Computer Software Manufacturing Sample Essay
Posted by: Write My Essay on: December 29, 2019
Company location is a key to successful business operation and overall growth. In choosing a location to set up a company, several factors need to be taken into consideration including the workforce, tax incentives, customers and equipment needed in the manufacturing process among other strategic factors. Globalization has come with some important benefits especially the ability to easily transfer capital from one region to another and that gives companies that ability to operate almost everywhere. In this paper, the discussion explores the strategic importance of locating a computer software manufacturing company in three locations: Bangalore in India, San Francisco in the US and Nairobi in East Africa.
The Indian city of Bangalore is a hub for information technology companies in Indian just like Silicon Valley is the hub for information technology in San Francisco in the US. In fact, Bangalore is the new Silicon Valley of the world. Bangalore is an ideal location due to its tax incentives, cheap and skilled labor force. Bangalore emerged as computer software and a research and development subcontracting center back in 2012. As of now, it boasts of a skilled labor force due to the high literacy rate in India. Moreover, unlike in the US, the labor is cheap and there are tax havens and incentives by the Indian government to encourage foreign investment (Neelankavil 195). The downside to this strategy is that the logistics of setting up a hub in Bangalore may be initially costly.

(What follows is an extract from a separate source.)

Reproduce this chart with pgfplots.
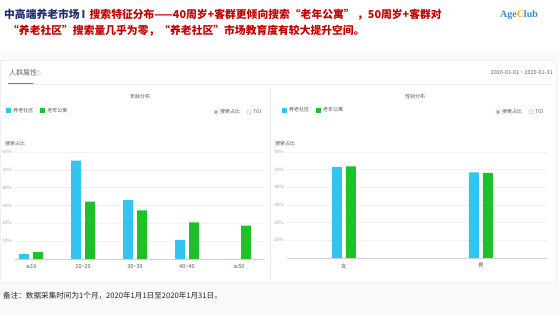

The other strategic place to locate the company would be at the Silicon Valley in San Francisco in the US. Having been the parent site for the Information technology revolution in the world, the company would benefit from a very skilled and knowledgeable work force. For a company that is seeking to expand, the high quality of the manufactured software could be the competitive advantage that the company could anchor itself on. However, the cost of operation would be high due to the high cost of labor in the US as well as the absent tax havens by the government. Moreover, with the saturated US market, the company would not be able to enjoy high returns because the sales would be low and the operational costs being high.
The last viable location is Nairobi in Kenya, the most advanced country in East Africa that also serves as the entry into the African Market. Kenya has one of the literacy levels in the region and hence it has a knowledgeable and skilled work force to meet the production needs. The labor force would also come cheap as there are no minimum wage regulations in the country. The country also has tax incentives for foreign countries as it seeks to attract foreign investors and many other global multinationals such as Boeing have rushed there. On the downside, there are few laws governing intellectual property rights and therefore, the process of manufacturing the product must be kept a secret less the product is replicated into the market by other firms that may not have bothered to invest in research and development (Neelankavil 196). Moreover, with its virgin markets in this sector, the company can sell into the East African market and make some supernormal profits in the medium and short term.
The paper has explored three distinct regions for the establishment of the company. Each of these locations offers some unique opportunities and challenges. As noted, most of the locations outside the US have the opportunity of cheap labor and tax incentives because they aim at attractive foreign firms into their countries. Moreover, these regions have the advantage of unsaturated markets and could potentially become important markets for the company to sell its products. However, they have the challenges of the quality of the labor and insufficient laws to prevent intellectual property thefts and other regulations against unfair competition. On the other hand, locating the company in the US would guarantee it of high skilled labor and an established industry but has the challenge of high operational costs due to lack of government incentives as well as the high cost of labor and a saturated market.
Neelankavil. Basics of International Business. New York, NY: M.E. Sharpe, 2015. Print.